Currently, while it is only an eight-quarter process to completely wash and dry any one load, it costs much more in time and frustration (especially if we calculate a Loyola student’s time to be worth minimum wage). Naturally, students tend to do laundry on weekends, which means that on weekends, the probability of finding a machine is incredibly low.
Lugging laundry baskets filled to the brim with procrastination down 11 floors only to find no available machines is not efficient or fun.
That being said, what can we do about it? How are other universities improving their laundry efficiency? Let’s start across the street.
Tulane supplements its machines with an optional laundry service that students can pay for. The service does your laundry for you and, depending on the tier you pay for, also does your dry cleaning. Contracting with an outside company, as did Tulane, would greatly alleviate the stress put on the laundry room. As music majors must own tuxedos and business majors must own suits, the dry cleaning option provided by such a third party service would be worth its weight in gold.
Much of the laundry room stress, however, is created because most students don’t return to their machines to empty them once their laundry is done. This creates all sorts of uncomfortable situations. As we all have better things to do than laundry, it is very common to move someone’s clothes out of a machine so that it can be used. This process is at best inconvenient and possibly traumatizing. (No one likes touching anyone else’s underwear, no matter how “clean” it is)
Other schools, such as Trinity University, California Polytechnic State University and the University of Virginia, implement laundry-alert systems to address just this problem.
Trinity University has a website that lets you know what machines, in which buildings, are free and emails you when your laundry is done. California Polytechnic State University’s laundry-alert system can both text as well as email these same notifications.

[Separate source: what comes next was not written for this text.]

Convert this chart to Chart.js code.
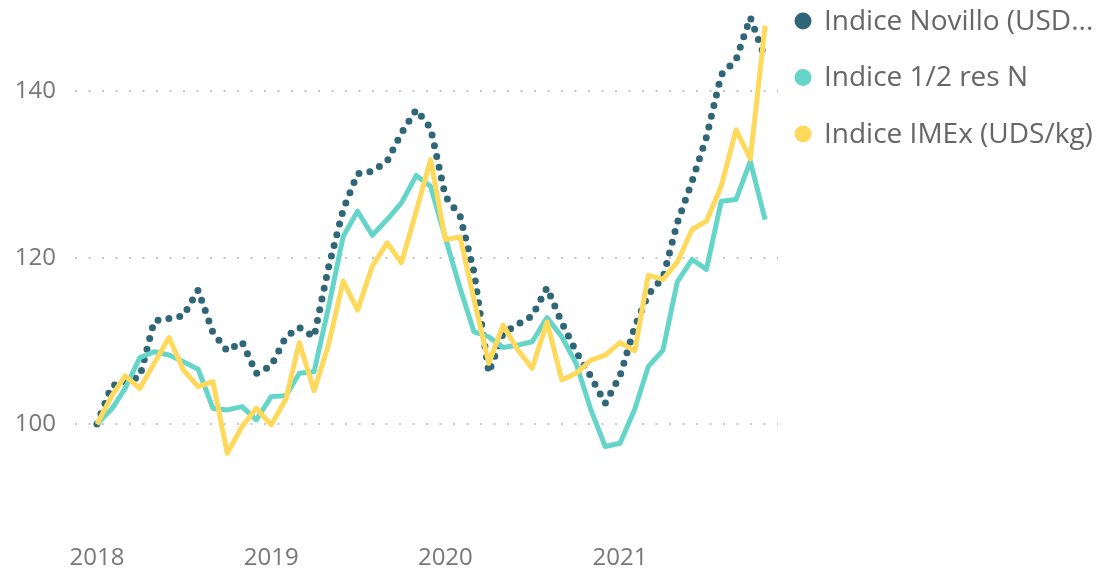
<!DOCTYPE html>
<html>
<head>
<meta charset="utf-8">
<script src="https://cdn.jsdelivr.net/npm/chart.js@4.4.1/dist/chart.umd.min.js"></script>
<style>
html,body{margin:0;padding:0;background:#fff;}
#wrap{position:relative;width:1106px;height:571px;}
</style>
</head>
<body>
<div id="wrap"><canvas id="c"></canvas></div>
<script>
// ---- data ----
const months = [
  '2018-01','2018-02','2018-03','2018-04','2018-05','2018-06','2018-07','2018-08','2018-09','2018-10','2018-11','2018-12',
  '2019-01','2019-02','2019-03','2019-04','2019-05','2019-06','2019-07','2019-08','2019-09','2019-10','2019-11','2019-12',
  '2020-01','2020-02','2020-03','2020-04','2020-05','2020-06','2020-07','2020-08','2020-09','2020-10','2020-11','2020-12',
  '2021-01','2021-02','2021-03','2021-04','2021-05','2021-06','2021-07','2021-08','2021-09','2021-10','2021-11'
];
const seriesNames = ['Indice Novillo (USD...', 'Indice 1/2 res N', 'Indice IMEx (UDS/kg)'];
const novillo = [
  100.0, 104.6, 105.1, 105.7, 112.4, 112.7, 113.0, 116.1, 111.0, 108.8, 109.9, 106.1,
  107.0, 110.5, 111.6, 110.5, 118.8, 125.8, 130.1, 130.4, 131.6, 135.0, 137.8, 135.6,
  127.4, 125.0, 118.3, 106.2, 110.9, 112.0, 113.0, 116.4, 112.2, 108.7, 105.7, 102.5,
  105.8, 111.7, 115.6, 117.6, 124.2, 129.2, 134.5, 142.0, 143.8, 148.9, 144.0
];
const mediaRes = [
  100.0, 101.8, 104.3, 108.0, 108.7, 108.3, 107.5, 106.6, 101.9, 101.7, 102.1, 100.5,
  103.3, 103.4, 106.1, 106.3, 114.0, 122.6, 125.6, 122.7, 124.6, 126.6, 129.9, 128.6,
  122.4, 116.3, 111.1, 110.5, 109.2, 109.5, 109.9, 112.8, 110.5, 107.3, 101.7, 97.3,
  97.7, 101.8, 106.9, 108.9, 117.1, 119.8, 118.6, 126.8, 127.0, 131.6, 124.6
];
const imex = [
  100.0, 103.4, 105.8, 104.3, 107.3, 110.4, 106.5, 104.5, 105.1, 96.5, 99.7, 101.9,
  99.9, 103.0, 109.8, 104.0, 109.5, 117.2, 113.7, 119.0, 121.8, 119.4, 125.6, 131.8,
  122.2, 122.5, 115.0, 107.3, 111.9, 108.9, 106.7, 112.3, 105.3, 106.1, 107.7, 108.3,
  109.8, 108.8, 117.9, 117.4, 119.5, 123.4, 124.4, 128.6, 135.4, 131.9, 147.9
];
const yearLabels = ['2018', '2019', '2020', '2021'];
const yTickValues = [100, 120, 140];

// ---- helpers ----
const DAY = 86400000;
const origin = Date.UTC(2018, 0, 1);
function dayOf(ym) {
  const [y, m] = ym.split('-').map(Number);
  return (Date.UTC(y, (m || 1) - 1, 1) - origin) / DAY;
}
function pts(arr) { return arr.map((v, i) => ({ x: dayOf(months[i]), y: v })); }

const COL_DARK = '#2f6778';
const COL_TEAL = '#66d5c9';
const COL_YEL = '#fed95c';
const FONT = '"Open Sans", "Noto Sans", sans-serif';

const sideLegend = {
  id: 'sideLegend',
  afterDraw(chart) {
    const ctx = chart.ctx;
    const x0 = chart.chartArea.right + 25;
    ctx.save();
    ctx.font = '28px ' + FONT;
    ctx.textBaseline = 'middle';
    ctx.textAlign = 'left';
    chart.data.datasets.forEach((ds, i) => {
      const y = 21 + i * 56.5;
      ctx.fillStyle = ds.legendColor;
      ctx.beginPath();
      ctx.arc(x0, y, 8.5, 0, Math.PI * 2);
      ctx.fill();
      ctx.fillStyle = '#666666';
      ctx.fillText(ds.label, x0 + 21, y + 1);
    });
    ctx.restore();
  }
};

new Chart(document.getElementById('c'), {
  type: 'line',
  data: {
    datasets: [
      { label: seriesNames[0], data: pts(novillo), borderColor: COL_DARK, legendColor: COL_DARK,
        borderWidth: 7, borderDash: [0, 11], borderCapStyle: 'round', borderJoinStyle: 'round', order: 2 },
      { label: seriesNames[1], data: pts(mediaRes), borderColor: COL_TEAL, legendColor: COL_TEAL,
        borderWidth: 5, borderJoinStyle: 'round', order: 1 },
      { label: seriesNames[2], data: pts(imex), borderColor: COL_YEL, legendColor: COL_YEL,
        borderWidth: 5, borderJoinStyle: 'round', order: 0 }
    ]
  },
  options: {
    responsive: true,
    maintainAspectRatio: false,
    animation: false,
    elements: { point: { radius: 0, hoverRadius: 0 }, line: { tension: 0, fill: false } },
    layout: { padding: { left: 0, right: 328, top: 0, bottom: 0 } },
    plugins: { legend: { display: false }, tooltip: { enabled: false } },
    scales: {
      x: {
        type: 'linear',
        min: -46,
        max: 1427,
        grid: { display: false, drawTicks: false },
        border: { display: false },
        afterBuildTicks: (s) => { s.ticks = yearLabels.map(y => ({ value: dayOf(y + '-01') })); },
        afterFit: (s) => { s.height = 43; s.paddingLeft = 0; s.paddingRight = 0; },
        ticks: {
          autoSkip: false, maxRotation: 0, padding: 16,
          color: '#777777', font: { family: FONT, size: 24 },
          callback: (v, i) => yearLabels[i]
        }
      },
      y: {
        type: 'linear',
        min: 87.5,
        max: 151,
        afterBuildTicks: (s) => { s.ticks = yTickValues.map(v => ({ value: v })); },
        afterFit: (s) => { s.width = 75; s.paddingTop = 0; s.paddingBottom = 0; },
        grid: { color: '#c6c6c6', lineWidth: 2, drawTicks: false },
        border: { display: false, dash: [2, 11.5] },
        ticks: {
          padding: 19,
          color: '#777777', font: { family: FONT, size: 24 }
        }
      }
    }
  },
  plugins: [sideLegend]
});
</script>
</body>
</html>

Laundry-alert systems such as these allows all laundry resources across all buildings to be maximized, and also combat the problem of people leaving their laundry in their machines for ridiculous lengths of time. It is not that Loyola doesn’t have enough laundry machines, but rather that the system is inefficient.
Students have to do laundry, (the only possible alternatives being not washing or purchasing incredible amounts of clothing), and it should be as streamlined as possible. It isn’t necessary to go as far as Davidson College, which does all of their students’ laundry for free, but it is necessary to do something.
Less time fretting about folded corners on your dollar bills necessarily means more time elsewhere. For this example, let’s say more time studying. Keeping with that logic, revising the laundry system leads to better performance and thus higher grades. Solving small problems like how we do laundry can mean big differences. Whether it saves a student from having a horrible day, or gives a student more time to study, efficiency in the laundry room is worth it–dry cleaning would be nice too.